Gather can also describe how people come together. Friends gather for dinner. Students gather in a lab. A crowd gathers in a square. The verb highlights the move from separate paths to a shared place and moment.
Gather As Reaching A Conclusion
When a speaker says “I gather that you are ready,” the verb no longer describes hands or feet. Instead, the mind pulls together hints from tone, past events, or plain facts and reaches a likely reading of the situation. In this sense, gather sits near verbs such as infer or conclude, yet it feels a little softer and more informal.
Readers meet this use often in dialogue. A detective in a novel might say “From your last remark I gather you knew the victim.” A teacher might tell a class “From your results I gather the task felt hard.” In both lines, gather introduces a thought drawn from evidence rather than a guess pulled out of nowhere.
Using Gather As A Noun
As a noun, gather often names folds in fabric created by the sewing method described earlier. Dressmaking texts may speak of “deep gathers at the waist” or “soft gathers at the shoulder.” Here the noun points to the ripples formed when cloth is drawn along a thread.
In some craft fields such as bookbinding, a gather can mean a group of folded sheets that form one section of a book. Printers stack several gathers in order, then sew or glue them to build the spine. Once again, the noun describes separate pieces drawn into a neat group.
Comparing Gather To Similar Words And Sewing Moves
Because gather shows up in many settings, learners often wonder how it differs from related words. The table below lines up gather with a few close neighbours so you can see where it fits in both language and fabric work.
| Term | When To Use It | Short Example |
|---|---|---|
| Gather | Bring things, people, or fabric into a closer group | “Gather the figures, then write a short note.” |
| Collect | Pick up items, often over time or from many places | “Scientists collect samples from several sites.” |
| Assemble | Bring people or parts together for a clear purpose | “Engineers assemble the device from small modules.” |
| Pleat | Fold fabric into sharp, fixed tucks | “Pleat the skirt instead of using gathers.” |
| Shirring | Use many rows of gathers for texture and stretch | “The bodice has elastic shirring at the back.” |
| Smocking | Hold tiny gathers with hand stitches in patterns | “Smocking keeps the sleeve gathers in place.” |
Writers often choose gather instead of collect when they want to stress closeness rather than the act of picking things up. In sewing, gather gives a soft result, while pleats give crisp lines and darts remove fullness instead of spreading it. Seeing these contrasts makes it easier to pick the right term in notes, lectures, and pattern comments.
How Context Points To The Right Sense
The words around gather usually tell you which sense is active. Objects such as sticks, coins, or files steer the mind toward the “pick up” meaning. Abstract nouns such as evidence or clues lean toward the “reach a conclusion” reading. Nouns such as fabric, seam, ruffle, or waist point toward the sewing sense.
You can train yourself to read these signals. When you spot gather in a sentence, pause and ask two short questions. What kind of thing is being gathered?

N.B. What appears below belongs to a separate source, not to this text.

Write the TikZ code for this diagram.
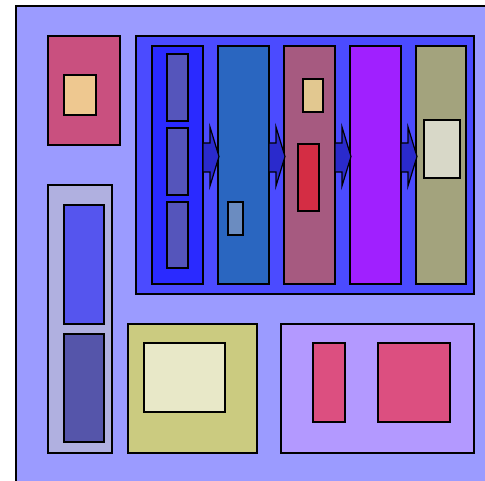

Where does it end up? Answers to those questions narrow the options quickly, even if the sentence stands alone in an exam or test passage.
Final Thoughts On Gather
So, what is a gather? It is one English word that ties together several close ideas: bringing separate items into a group, drawing fabric into folds along a seam, and forming a conclusion from hints and facts. The core picture of movement from scattered to close runs through each use.
Once you understand the word gather in both language and sewing, patterns read more clearly and reading passages feel less vague. When you next meet the word in a textbook, a craft guide, or a story, you can use the setting and the objects in the sentence to pick the right sense with confidence.